-- AVAILABLE DATA --
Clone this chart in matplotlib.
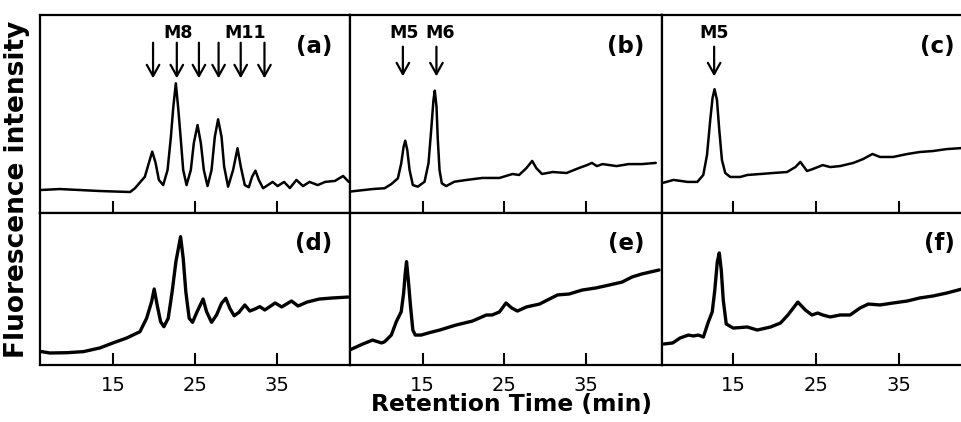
import matplotlib
matplotlib.use("Agg")
import matplotlib.pyplot as plt

plt.rcParams['font.family'] = ['DejaVu Sans']

# ---------------- data (retention time in min, intensity in arbitrary units) ----------------
a_t = [6.1, 8.5, 11.0, 13.4, 17.1, 17.69, 18.9, 19.39, 19.8, 20.21, 20.61, 21.14, 21.67, 22.08,
       22.36, 22.68, 22.97, 23.26, 23.58, 23.99, 24.51, 24.88, 25.33, 25.73, 26.1, 26.55, 27.04,
       27.44, 27.84, 28.26, 28.58, 29.06, 29.67, 30.21, 30.61, 31.1, 31.59, 31.99, 32.4, 32.81,
       33.33, 34.5, 35.1, 35.9, 36.6, 37.4, 38.2, 39.0, 40.0, 40.9, 42.1, 43.1, 43.8]
a_y = [11.6, 12.1, 11.6, 11.1, 10.6, 12.5, 18.3, 25.3, 31.0, 25.3, 16.7, 14.1, 21.7, 38.5,
       53.0, 65.5, 53.0, 38.5, 21.7, 14.1, 21.7, 35.4, 44.4, 35.4, 21.7, 13.6, 21.7,
       38.5, 47.3, 38.5, 23.4, 13.3, 21.7, 32.7, 23.4, 14.1, 13.0, 18.3, 21.4, 16.7,
       12.5, 15.7, 13.6, 15.7, 12.6, 16.7, 13.6, 15.7, 14.1, 15.7, 16.2, 18.7, 15.7]

b_t = [6.1, 8.9, 10.37, 11.19, 11.99, 12.4, 12.69, 12.89, 13.14, 13.42, 13.82, 14.43, 15.25,
       15.73, 16.06, 16.34, 16.5, 16.71, 16.87, 17.08, 17.36, 17.89, 18.9, 20.4, 22.3, 24.4,
       26.0, 26.8, 27.7, 28.4, 28.9, 29.6, 30.9, 32.6, 34.1, 35.1, 35.7, 36.3, 37.0, 38.7, 40.2,
       41.8, 43.5]
b_y = [10.8, 12.1, 12.5, 14.6, 17.5, 25.1, 33.5, 36.5, 31.8, 21.7, 14.1, 13.3, 15.8,
       25.1, 41.9, 57.1, 61.8, 53.7, 36.9, 21.7, 15.0, 13.6, 15.8, 16.7, 17.7, 17.7,
       19.7, 19.2, 22.7, 26.3, 22.7, 19.7, 20.7, 20.2, 22.7, 24.2, 25.3, 23.7, 24.7, 23.7, 24.7,
       24.7, 25.3]

c_t = [6.6, 7.8, 9.5, 10.67, 11.39, 11.84, 12.23, 12.51, 12.75, 13.04, 13.32, 13.64, 14.04,
       14.64, 15.85, 16.7, 18.3, 19.8, 21.5, 22.5, 23.1, 23.9, 24.6, 25.8, 26.7, 27.9, 29.5,
       30.7, 31.8, 32.7, 34.3, 36.0, 37.5, 39.1, 40.8, 42.6]
c_y = [15.3, 16.7, 15.7, 15.7, 19.2, 29.3, 47.0, 58.1, 62.5, 57.1, 41.9, 26.8, 20.2,
       18.2, 18.2, 19.2, 19.7, 20.2, 20.7, 23.2, 25.8, 21.2, 22.2, 24.2, 23.2, 23.7, 25.3,
       27.3, 29.8, 28.3, 28.3, 29.8, 30.8, 31.3, 32.3, 32.8]

d_t = [6.3, 7.3, 9.4, 11.4, 13.4, 15.0, 16.7, 18.3, 19.11, 19.72, 20.04, 20.4, 20.82, 21.22,
       21.75, 22.23, 22.69, 23.26, 23.58, 23.9, 24.31, 24.72, 25.28, 26.01, 26.43, 27.04, 27.65,
       28.26, 28.78, 29.27, 29.8, 30.4, 31.1, 31.71, 32.32, 32.93, 33.54, 34.15, 34.8, 35.6,
       36.8, 37.6, 38.7, 40.2, 41.8, 43.7]
d_y = [8.8, 7.9, 8.1, 8.8, 11.2, 14.5, 17.8, 21.9, 30.7, 41.6, 50.0, 39.5, 28.5, 25.2,
       30.7, 48.2, 68.0, 84.4, 70.2, 48.2, 30.7, 28.1, 35.1, 43.4, 35.1, 28.1, 32.9,
       40.6, 43.9, 37.3, 32.4, 34.7, 39.5, 35.5, 36.8, 38.4, 36.2, 38.4, 40.8, 38.2,
       42.1, 38.8, 41.4, 43.4, 44.1, 44.7]

e_t = [6.1, 7.7, 8.9, 10.0, 10.37, 11.19, 11.8, 12.4, 12.69, 12.89, 13.05, 13.3, 13.54, 13.82,
       14.11, 14.84, 15.86, 17.1, 19.1, 21.1, 22.8, 23.5, 24.4, 25.2, 25.9, 26.6, 27.7, 29.3,
       30.5, 31.5, 32.9, 34.5, 36.2, 37.8, 39.4, 40.6, 41.8, 43.9]
e_y = [9.9, 13.8, 16.4, 14.5, 15.3, 19.7, 28.5, 35.1, 47.2, 60.3, 68.0, 53.8, 38.4, 23.0,
       19.7, 19.7, 21.3, 23.0, 26.3, 28.9, 32.9, 32.9, 34.9, 40.8, 37.5, 35.5, 38.2, 40.1,
       43.4, 46.1, 46.7, 49.3, 50.7, 52.6, 54.6, 57.9, 59.9, 62.5]

f_t = [6.6, 7.7, 8.6, 9.6, 10.2, 10.8, 11.4, 12.0, 12.47, 12.78, 13.08, 13.32, 13.56, 13.8,
       14.16, 15.0, 16.7, 17.9, 19.5, 20.7, 21.6, 22.8, 23.7, 24.5, 25.2, 25.8, 26.7, 27.9,
       29.1, 30.3, 31.3, 32.7, 34.3, 36.0, 37.5, 39.1, 40.8, 42.6]
f_y = [13.8, 14.5, 17.8, 19.7, 19.1, 19.7, 18.4, 28.3, 34.9, 49.3, 67.8, 73.7, 62.5, 42.8,
       27.0, 24.3, 25.0, 23.0, 25.0, 27.6, 32.9, 41.4, 36.2, 32.9, 34.2, 32.9, 31.6, 32.9,
       32.9, 37.5, 40.1, 39.5, 40.8, 42.1, 44.1, 45.4, 47.4, 50.0]

panel_labels = ['(a)', '(b)', '(c)', '(d)', '(e)', '(f)']
tick_values = [15, 25, 35]

# arrows (retention time) and their labels
a_arrows = [19.9, 22.8, 25.5, 27.9, 30.6, 33.5]
a_names = ['M8', 'M11']
a_name_t = [22.9, 31.1]
b_arrows = [12.6, 16.7]
b_names = ['M5', 'M6']
b_name_t = [12.8, 17.1]
c_arrows = [12.7]
c_names = ['M5']
c_name_t = [12.7]

# ---------------- figure ----------------
fig = plt.figure(figsize=(9.62, 4.22), dpi=100)
gs = fig.add_gridspec(2, 3, left=40/962, right=1.0, top=1-15/422, bottom=1-365/422,
                      width_ratios=[310, 313, 300], height_ratios=[198, 152],
                      wspace=0, hspace=0)

series = [(a_t, a_y), (b_t, b_y), (c_t, c_y), (d_t, d_y), (e_t, e_y), (f_t, f_y)]
xlims = [(6.1, 43.9), (6.1, 44.3), (6.45, 42.6)]
label_x = [0.945, 0.943, 0.977]
label_y = [0.84, 0.80]
arrow_sets = {0: (a_arrows, a_names, a_name_t, 86, 68),
              1: (b_arrows, b_names, b_name_t, 84, 69),
              2: (c_arrows, c_names, c_name_t, 84, 69)}

for i in range(6):
    r, c = divmod(i, 3)
    ax = fig.add_subplot(gs[r, c])
    t, y = series[i]
    ax.plot(t, y, color='black', lw=1.8 if r == 0 else 2.4,
            solid_joinstyle='round', solid_capstyle='round')
    ax.set_xlim(*xlims[c])
    ax.set_ylim(0, 100)
    ax.set_yticks([])
    ax.set_xticks(tick_values)
    ax.tick_params(axis='x', direction='in', length=9, width=1.5, pad=8, labelsize=14)
    if r == 0:
        ax.tick_params(axis='x', labelbottom=False)
    for s in ax.spines.values():
        s.set_linewidth(1.6)
    if c == 2:
        ax.spines['right'].set_visible(False)
    ax.text(label_x[c], label_y[r], panel_labels[i], transform=ax.transAxes,
            ha='right', va='center', fontsize=16.5, fontweight='bold')

    if i in arrow_sets:
        arrows, names, name_t, y0, y1 = arrow_sets[i]
        for xa in arrows:
            ax.annotate('', xy=(xa, y1), xytext=(xa, y0),
                        arrowprops=dict(arrowstyle='->,head_length=0.45,head_width=0.25',
                                        lw=1.6, color='black',
                                        mutation_scale=18, shrinkA=0, shrinkB=0))
        for nm, xt in zip(names, name_t):
            ax.text(xt, 91, nm, ha='center', va='center', fontsize=12.5, fontweight='bold')

fig.text(512/962, 1-405/422, 'Retention Time (min)', ha='center', va='center',
         fontsize=16.8, fontweight='bold')
fig.text(17/962, 1-189/422, 'Fluorescence intensity', ha='center', va='center',
         rotation=90, fontsize=19, fontweight='bold')

fig.savefig('out.png', dpi=100)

-- PROBLEM REQUIREMENTS --
Repeat the lines of the listing above verbatim, beginning at its first line and ending at the line containing "plt.rcParams['font.family'] = ['DejaVu Sans']", which is included. Omit pictures.

-- RESULT FOR THIS TASK --
Clone this chart in matplotlib.
import matplotlib
matplotlib.use("Agg")
import matplotlib.pyplot as plt

plt.rcParams['font.family'] = ['DejaVu Sans']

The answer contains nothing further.